[TASK BRIEF] Your task is to copy each line that has the word "React".

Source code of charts
------------------------------
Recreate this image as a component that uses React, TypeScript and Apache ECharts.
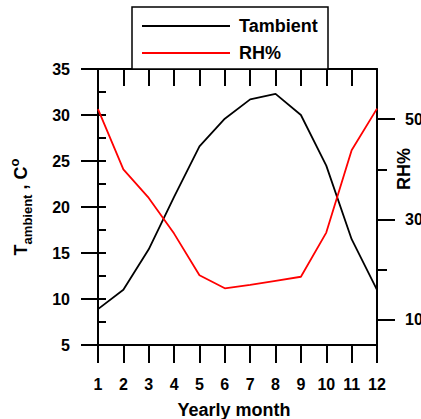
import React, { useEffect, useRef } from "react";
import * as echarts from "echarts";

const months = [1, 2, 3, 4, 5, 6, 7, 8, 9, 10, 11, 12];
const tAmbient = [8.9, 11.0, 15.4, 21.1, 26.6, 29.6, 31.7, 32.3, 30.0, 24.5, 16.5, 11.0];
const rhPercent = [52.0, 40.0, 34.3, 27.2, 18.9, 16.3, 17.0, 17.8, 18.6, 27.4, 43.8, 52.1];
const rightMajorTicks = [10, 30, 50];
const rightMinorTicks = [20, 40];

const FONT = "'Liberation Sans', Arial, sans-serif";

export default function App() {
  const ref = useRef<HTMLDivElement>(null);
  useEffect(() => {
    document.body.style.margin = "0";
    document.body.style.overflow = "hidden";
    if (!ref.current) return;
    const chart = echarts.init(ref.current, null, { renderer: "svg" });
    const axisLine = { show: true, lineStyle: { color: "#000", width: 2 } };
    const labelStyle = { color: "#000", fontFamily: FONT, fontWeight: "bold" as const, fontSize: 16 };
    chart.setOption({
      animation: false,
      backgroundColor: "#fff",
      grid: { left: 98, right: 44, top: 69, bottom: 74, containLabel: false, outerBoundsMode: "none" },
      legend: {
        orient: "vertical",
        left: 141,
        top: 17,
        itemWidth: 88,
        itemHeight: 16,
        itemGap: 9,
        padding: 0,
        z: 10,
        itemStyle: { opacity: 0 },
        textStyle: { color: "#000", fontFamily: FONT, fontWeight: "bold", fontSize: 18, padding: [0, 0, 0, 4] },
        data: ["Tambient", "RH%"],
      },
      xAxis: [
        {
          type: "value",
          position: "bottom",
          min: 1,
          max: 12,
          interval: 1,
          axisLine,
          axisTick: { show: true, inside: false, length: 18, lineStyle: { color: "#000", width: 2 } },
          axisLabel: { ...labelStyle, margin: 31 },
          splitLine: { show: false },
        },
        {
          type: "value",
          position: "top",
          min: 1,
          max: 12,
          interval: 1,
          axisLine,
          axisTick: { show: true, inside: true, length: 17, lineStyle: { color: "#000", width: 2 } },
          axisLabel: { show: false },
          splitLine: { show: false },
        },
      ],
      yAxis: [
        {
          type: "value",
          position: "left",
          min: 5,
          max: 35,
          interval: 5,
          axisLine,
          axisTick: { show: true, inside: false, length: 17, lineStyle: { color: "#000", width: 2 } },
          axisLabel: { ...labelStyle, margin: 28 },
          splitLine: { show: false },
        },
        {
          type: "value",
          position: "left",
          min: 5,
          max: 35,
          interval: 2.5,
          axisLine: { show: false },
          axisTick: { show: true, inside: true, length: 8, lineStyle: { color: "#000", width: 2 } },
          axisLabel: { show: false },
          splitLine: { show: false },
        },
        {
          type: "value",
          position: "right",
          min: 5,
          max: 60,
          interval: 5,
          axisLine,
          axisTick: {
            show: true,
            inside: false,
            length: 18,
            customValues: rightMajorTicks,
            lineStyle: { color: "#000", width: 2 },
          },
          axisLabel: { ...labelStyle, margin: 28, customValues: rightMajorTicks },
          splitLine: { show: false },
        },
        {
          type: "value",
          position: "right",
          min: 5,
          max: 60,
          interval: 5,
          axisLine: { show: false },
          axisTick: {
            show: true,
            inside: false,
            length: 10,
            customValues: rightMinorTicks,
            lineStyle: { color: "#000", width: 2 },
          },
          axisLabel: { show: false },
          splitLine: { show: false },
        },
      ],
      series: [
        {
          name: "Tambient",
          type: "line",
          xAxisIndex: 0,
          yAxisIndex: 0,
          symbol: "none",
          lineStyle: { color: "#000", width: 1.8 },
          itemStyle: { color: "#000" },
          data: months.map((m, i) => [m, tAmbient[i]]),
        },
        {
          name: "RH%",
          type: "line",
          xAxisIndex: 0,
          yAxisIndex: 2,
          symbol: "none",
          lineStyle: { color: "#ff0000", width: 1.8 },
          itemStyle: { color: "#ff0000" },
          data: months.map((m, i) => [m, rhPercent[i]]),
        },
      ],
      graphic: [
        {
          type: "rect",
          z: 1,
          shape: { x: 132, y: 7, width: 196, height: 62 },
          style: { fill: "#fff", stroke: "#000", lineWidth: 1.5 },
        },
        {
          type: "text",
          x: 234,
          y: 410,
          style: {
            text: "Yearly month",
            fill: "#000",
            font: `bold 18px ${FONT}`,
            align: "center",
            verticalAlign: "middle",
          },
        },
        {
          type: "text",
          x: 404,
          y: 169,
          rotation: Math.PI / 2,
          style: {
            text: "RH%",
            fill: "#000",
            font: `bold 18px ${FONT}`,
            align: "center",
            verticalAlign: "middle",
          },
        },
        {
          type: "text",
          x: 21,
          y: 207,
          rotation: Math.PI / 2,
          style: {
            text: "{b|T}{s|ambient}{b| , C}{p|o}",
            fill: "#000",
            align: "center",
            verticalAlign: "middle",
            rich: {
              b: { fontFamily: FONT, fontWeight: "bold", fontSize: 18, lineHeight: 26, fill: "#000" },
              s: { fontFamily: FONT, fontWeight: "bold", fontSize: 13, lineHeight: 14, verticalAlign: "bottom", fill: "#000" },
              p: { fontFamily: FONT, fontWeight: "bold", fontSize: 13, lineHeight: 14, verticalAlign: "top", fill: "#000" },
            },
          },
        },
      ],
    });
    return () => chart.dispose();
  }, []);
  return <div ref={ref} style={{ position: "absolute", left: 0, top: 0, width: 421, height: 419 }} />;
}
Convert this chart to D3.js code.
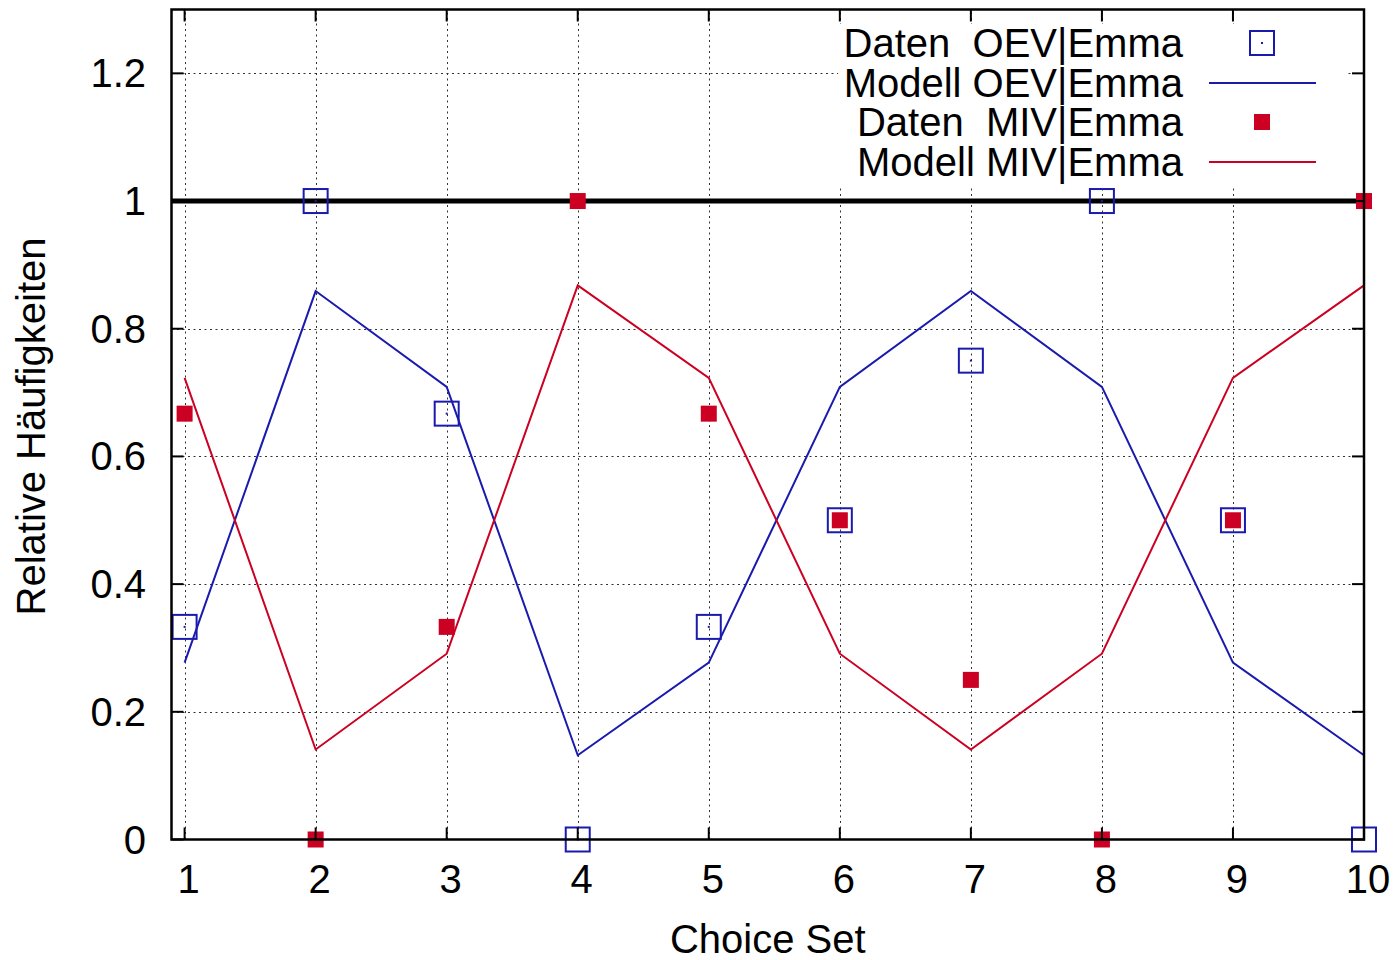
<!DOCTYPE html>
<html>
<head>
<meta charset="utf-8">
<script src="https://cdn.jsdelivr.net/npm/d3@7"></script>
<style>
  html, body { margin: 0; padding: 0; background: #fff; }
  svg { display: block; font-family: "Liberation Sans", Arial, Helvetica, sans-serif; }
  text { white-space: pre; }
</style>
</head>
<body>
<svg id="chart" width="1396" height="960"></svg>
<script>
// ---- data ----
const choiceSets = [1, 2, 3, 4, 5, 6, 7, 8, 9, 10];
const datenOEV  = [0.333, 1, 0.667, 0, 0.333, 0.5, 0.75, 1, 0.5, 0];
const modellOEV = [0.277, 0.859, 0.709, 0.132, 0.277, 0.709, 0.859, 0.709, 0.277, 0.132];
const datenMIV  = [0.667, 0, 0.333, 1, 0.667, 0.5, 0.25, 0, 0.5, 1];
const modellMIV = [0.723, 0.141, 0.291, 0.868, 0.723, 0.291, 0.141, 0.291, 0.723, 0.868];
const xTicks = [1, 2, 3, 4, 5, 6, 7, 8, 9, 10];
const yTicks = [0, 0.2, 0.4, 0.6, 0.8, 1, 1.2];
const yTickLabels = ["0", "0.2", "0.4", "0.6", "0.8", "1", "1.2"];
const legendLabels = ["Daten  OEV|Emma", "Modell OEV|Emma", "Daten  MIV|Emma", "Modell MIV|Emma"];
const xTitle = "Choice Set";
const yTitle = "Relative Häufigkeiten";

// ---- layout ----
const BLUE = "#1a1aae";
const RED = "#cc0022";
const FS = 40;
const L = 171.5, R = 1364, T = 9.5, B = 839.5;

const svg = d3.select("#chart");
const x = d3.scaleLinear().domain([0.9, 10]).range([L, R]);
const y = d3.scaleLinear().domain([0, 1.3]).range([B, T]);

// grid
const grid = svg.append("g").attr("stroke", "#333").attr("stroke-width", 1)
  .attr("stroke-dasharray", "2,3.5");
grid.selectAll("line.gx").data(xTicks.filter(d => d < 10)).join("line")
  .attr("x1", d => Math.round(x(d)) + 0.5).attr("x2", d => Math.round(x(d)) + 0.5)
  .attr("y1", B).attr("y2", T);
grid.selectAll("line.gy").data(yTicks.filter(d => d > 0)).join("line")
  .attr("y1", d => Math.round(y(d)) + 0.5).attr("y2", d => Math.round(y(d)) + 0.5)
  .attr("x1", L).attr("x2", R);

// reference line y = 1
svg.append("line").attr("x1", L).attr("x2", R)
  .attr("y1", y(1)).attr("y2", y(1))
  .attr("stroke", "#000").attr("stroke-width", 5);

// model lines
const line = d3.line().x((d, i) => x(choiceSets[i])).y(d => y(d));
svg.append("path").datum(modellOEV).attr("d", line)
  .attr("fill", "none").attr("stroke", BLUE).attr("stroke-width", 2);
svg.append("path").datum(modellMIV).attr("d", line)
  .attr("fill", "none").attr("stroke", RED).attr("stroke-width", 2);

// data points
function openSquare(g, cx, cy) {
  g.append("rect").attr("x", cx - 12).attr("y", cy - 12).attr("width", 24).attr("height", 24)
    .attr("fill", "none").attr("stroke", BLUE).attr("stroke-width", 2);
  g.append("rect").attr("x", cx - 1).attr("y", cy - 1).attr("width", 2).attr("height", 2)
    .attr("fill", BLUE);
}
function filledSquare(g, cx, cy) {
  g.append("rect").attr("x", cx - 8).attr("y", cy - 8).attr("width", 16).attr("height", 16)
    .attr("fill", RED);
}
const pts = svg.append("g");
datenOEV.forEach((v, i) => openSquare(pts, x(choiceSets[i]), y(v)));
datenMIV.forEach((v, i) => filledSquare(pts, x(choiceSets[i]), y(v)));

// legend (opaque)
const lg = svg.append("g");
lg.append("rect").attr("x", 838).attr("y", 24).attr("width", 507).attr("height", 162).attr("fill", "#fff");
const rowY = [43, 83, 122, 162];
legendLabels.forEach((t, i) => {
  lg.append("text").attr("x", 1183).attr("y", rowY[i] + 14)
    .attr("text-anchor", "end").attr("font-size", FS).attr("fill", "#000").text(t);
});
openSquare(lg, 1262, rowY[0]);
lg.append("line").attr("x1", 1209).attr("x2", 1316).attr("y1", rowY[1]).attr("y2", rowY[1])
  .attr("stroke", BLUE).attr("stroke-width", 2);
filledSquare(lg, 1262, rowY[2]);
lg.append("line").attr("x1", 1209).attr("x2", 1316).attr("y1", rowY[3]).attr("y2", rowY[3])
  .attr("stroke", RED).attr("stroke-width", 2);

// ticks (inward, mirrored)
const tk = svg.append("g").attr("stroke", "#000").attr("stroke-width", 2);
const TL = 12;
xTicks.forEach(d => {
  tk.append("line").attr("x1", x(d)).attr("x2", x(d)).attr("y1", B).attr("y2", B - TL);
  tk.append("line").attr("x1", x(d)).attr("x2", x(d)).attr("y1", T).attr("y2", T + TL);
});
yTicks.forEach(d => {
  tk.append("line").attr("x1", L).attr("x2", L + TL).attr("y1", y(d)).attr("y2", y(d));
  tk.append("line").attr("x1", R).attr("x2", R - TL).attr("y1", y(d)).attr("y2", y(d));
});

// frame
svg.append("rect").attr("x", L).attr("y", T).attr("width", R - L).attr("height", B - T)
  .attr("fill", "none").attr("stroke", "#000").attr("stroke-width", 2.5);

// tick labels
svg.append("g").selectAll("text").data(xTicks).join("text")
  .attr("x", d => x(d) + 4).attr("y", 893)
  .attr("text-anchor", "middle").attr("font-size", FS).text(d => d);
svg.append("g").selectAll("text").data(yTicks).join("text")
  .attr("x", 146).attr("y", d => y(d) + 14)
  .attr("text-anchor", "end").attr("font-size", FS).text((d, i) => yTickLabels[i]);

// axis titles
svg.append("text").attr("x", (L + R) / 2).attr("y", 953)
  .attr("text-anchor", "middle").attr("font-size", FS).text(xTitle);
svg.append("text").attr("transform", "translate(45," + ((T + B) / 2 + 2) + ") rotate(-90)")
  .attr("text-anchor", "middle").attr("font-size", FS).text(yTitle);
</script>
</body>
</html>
------------------------------
[RESULT OF THE EXERCISE]
Recreate this image as a component that uses React, TypeScript and Apache ECharts.
import React, { useEffect, useRef } from "react";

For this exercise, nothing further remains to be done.